_WHAT IS NEEDED:_
Would you print the material exactly, starting at its first line and ending at the line holding "const CANVAS_H = 391;"?
──────── SUPPLIED INFORMATION ────────
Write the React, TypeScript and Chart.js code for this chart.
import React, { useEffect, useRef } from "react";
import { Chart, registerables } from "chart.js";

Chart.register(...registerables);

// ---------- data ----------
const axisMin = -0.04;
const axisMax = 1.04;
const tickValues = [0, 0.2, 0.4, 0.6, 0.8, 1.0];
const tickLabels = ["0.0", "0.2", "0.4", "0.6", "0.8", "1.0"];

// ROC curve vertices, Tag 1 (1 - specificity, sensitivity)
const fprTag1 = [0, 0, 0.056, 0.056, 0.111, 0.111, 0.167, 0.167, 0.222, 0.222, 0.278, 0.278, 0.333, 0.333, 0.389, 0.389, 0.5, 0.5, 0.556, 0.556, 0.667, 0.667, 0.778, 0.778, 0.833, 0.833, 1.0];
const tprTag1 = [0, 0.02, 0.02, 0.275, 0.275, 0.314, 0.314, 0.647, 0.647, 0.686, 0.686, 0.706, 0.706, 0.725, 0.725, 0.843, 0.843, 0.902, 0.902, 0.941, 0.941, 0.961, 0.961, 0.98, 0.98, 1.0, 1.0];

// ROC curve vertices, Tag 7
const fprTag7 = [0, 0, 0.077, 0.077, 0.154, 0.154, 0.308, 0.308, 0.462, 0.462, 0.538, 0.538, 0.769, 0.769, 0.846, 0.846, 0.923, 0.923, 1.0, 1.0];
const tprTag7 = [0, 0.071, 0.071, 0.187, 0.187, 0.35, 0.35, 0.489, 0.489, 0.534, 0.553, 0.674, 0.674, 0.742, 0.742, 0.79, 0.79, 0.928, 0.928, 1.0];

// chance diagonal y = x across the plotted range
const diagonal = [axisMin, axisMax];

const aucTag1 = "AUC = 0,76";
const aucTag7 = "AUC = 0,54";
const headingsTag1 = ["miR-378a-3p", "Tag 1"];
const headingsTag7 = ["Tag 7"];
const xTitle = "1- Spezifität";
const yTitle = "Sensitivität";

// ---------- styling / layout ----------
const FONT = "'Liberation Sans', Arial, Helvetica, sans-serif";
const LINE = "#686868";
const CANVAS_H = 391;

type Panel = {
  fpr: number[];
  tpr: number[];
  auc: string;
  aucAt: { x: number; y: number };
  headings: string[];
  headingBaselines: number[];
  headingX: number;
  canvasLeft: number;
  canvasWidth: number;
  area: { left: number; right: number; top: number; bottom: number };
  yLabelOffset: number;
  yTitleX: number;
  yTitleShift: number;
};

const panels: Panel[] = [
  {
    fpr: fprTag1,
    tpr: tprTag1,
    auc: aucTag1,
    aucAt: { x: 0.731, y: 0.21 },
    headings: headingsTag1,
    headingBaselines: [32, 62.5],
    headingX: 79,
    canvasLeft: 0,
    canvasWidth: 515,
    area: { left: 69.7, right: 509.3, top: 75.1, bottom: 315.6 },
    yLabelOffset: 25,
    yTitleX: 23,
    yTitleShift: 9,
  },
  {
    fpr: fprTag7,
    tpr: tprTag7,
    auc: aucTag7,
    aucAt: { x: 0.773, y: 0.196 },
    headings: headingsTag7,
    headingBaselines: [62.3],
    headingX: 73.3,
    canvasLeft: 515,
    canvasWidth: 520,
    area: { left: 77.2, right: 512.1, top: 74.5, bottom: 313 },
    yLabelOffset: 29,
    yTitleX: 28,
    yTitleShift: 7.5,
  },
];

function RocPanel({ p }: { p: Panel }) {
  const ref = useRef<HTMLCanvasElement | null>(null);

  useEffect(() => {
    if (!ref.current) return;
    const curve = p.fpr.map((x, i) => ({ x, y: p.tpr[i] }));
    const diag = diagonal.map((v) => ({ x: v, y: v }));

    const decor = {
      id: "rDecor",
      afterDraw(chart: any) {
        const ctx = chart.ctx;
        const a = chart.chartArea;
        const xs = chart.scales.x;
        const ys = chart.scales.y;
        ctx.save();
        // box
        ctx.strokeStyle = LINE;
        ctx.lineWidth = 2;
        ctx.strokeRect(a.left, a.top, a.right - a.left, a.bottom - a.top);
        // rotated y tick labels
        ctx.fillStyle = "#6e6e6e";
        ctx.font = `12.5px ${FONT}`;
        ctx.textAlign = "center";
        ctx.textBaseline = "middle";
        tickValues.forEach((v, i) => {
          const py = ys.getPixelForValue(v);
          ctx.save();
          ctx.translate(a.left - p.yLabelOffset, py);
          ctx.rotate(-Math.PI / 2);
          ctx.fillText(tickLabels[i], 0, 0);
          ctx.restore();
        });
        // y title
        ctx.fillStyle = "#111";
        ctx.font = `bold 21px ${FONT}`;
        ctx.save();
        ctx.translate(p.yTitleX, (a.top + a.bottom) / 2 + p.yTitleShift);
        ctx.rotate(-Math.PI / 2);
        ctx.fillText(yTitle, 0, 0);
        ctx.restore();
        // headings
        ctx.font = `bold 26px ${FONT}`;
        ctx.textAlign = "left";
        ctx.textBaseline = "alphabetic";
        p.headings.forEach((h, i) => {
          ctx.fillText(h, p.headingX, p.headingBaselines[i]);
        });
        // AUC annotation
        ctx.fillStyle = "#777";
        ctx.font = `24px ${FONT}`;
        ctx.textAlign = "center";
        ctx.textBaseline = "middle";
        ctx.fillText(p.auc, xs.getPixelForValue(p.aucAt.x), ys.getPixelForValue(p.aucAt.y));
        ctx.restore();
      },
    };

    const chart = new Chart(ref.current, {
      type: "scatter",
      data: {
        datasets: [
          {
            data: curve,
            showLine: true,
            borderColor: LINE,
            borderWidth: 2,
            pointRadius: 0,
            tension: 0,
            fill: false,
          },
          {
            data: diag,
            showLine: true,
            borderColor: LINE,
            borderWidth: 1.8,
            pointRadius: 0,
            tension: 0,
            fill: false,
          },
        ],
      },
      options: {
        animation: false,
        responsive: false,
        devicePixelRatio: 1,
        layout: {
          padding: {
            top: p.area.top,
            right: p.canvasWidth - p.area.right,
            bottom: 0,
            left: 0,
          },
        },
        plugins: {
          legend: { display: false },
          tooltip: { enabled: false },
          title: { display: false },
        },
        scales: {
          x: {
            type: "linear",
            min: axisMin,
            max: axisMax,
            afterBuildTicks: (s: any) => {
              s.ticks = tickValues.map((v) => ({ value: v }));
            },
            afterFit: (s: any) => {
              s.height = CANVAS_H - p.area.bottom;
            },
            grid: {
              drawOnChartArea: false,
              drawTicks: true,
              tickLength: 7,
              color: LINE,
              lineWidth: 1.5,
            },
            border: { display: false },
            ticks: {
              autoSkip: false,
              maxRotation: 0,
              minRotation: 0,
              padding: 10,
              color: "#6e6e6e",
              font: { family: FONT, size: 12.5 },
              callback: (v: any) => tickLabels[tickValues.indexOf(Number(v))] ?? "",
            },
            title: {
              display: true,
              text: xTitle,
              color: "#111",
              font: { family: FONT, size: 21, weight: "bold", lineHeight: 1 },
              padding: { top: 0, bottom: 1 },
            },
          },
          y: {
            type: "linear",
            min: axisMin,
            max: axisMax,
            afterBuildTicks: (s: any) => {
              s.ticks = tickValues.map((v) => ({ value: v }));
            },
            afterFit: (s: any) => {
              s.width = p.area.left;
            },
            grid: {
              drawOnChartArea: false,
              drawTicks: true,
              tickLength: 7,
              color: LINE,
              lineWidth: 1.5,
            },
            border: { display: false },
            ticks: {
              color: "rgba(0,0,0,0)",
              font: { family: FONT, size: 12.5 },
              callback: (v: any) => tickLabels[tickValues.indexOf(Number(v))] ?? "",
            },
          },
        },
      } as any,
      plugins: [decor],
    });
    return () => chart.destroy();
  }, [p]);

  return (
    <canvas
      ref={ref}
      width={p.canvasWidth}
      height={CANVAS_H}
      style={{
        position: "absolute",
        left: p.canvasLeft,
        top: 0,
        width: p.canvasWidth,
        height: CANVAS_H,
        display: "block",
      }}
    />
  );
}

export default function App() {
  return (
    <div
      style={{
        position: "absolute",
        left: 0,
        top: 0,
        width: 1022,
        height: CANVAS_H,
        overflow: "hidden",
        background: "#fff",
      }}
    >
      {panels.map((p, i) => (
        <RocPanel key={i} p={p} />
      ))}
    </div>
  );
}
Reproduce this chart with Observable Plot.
────────
_ANSWER IN FULL:_
Write the React, TypeScript and Chart.js code for this chart.
import React, { useEffect, useRef } from "react";
import { Chart, registerables } from "chart.js";

Chart.register(...registerables);

// ---------- data ----------
const axisMin = -0.04;
const axisMax = 1.04;
const tickValues = [0, 0.2, 0.4, 0.6, 0.8, 1.0];
const tickLabels = ["0.0", "0.2", "0.4", "0.6", "0.8", "1.0"];

// ROC curve vertices, Tag 1 (1 - specificity, sensitivity)
const fprTag1 = [0, 0, 0.056, 0.056, 0.111, 0.111, 0.167, 0.167, 0.222, 0.222, 0.278, 0.278, 0.333, 0.333, 0.389, 0.389, 0.5, 0.5, 0.556, 0.556, 0.667, 0.667, 0.778, 0.778, 0.833, 0.833, 1.0];
const tprTag1 = [0, 0.02, 0.02, 0.275, 0.275, 0.314, 0.314, 0.647, 0.647, 0.686, 0.686, 0.706, 0.706, 0.725, 0.725, 0.843, 0.843, 0.902, 0.902, 0.941, 0.941, 0.961, 0.961, 0.98, 0.98, 1.0, 1.0];

// ROC curve vertices, Tag 7
const fprTag7 = [0, 0, 0.077, 0.077, 0.154, 0.154, 0.308, 0.308, 0.462, 0.462, 0.538, 0.538, 0.769, 0.769, 0.846, 0.846, 0.923, 0.923, 1.0, 1.0];
const tprTag7 = [0, 0.071, 0.071, 0.187, 0.187, 0.35, 0.35, 0.489, 0.489, 0.534, 0.553, 0.674, 0.674, 0.742, 0.742, 0.79, 0.79, 0.928, 0.928, 1.0];

// chance diagonal y = x across the plotted range
const diagonal = [axisMin, axisMax];

const aucTag1 = "AUC = 0,76";
const aucTag7 = "AUC = 0,54";
const headingsTag1 = ["miR-378a-3p", "Tag 1"];
const headingsTag7 = ["Tag 7"];
const xTitle = "1- Spezifität";
const yTitle = "Sensitivität";

// ---------- styling / layout ----------
const FONT = "'Liberation Sans', Arial, Helvetica, sans-serif";
const LINE = "#686868";
const CANVAS_H = 391;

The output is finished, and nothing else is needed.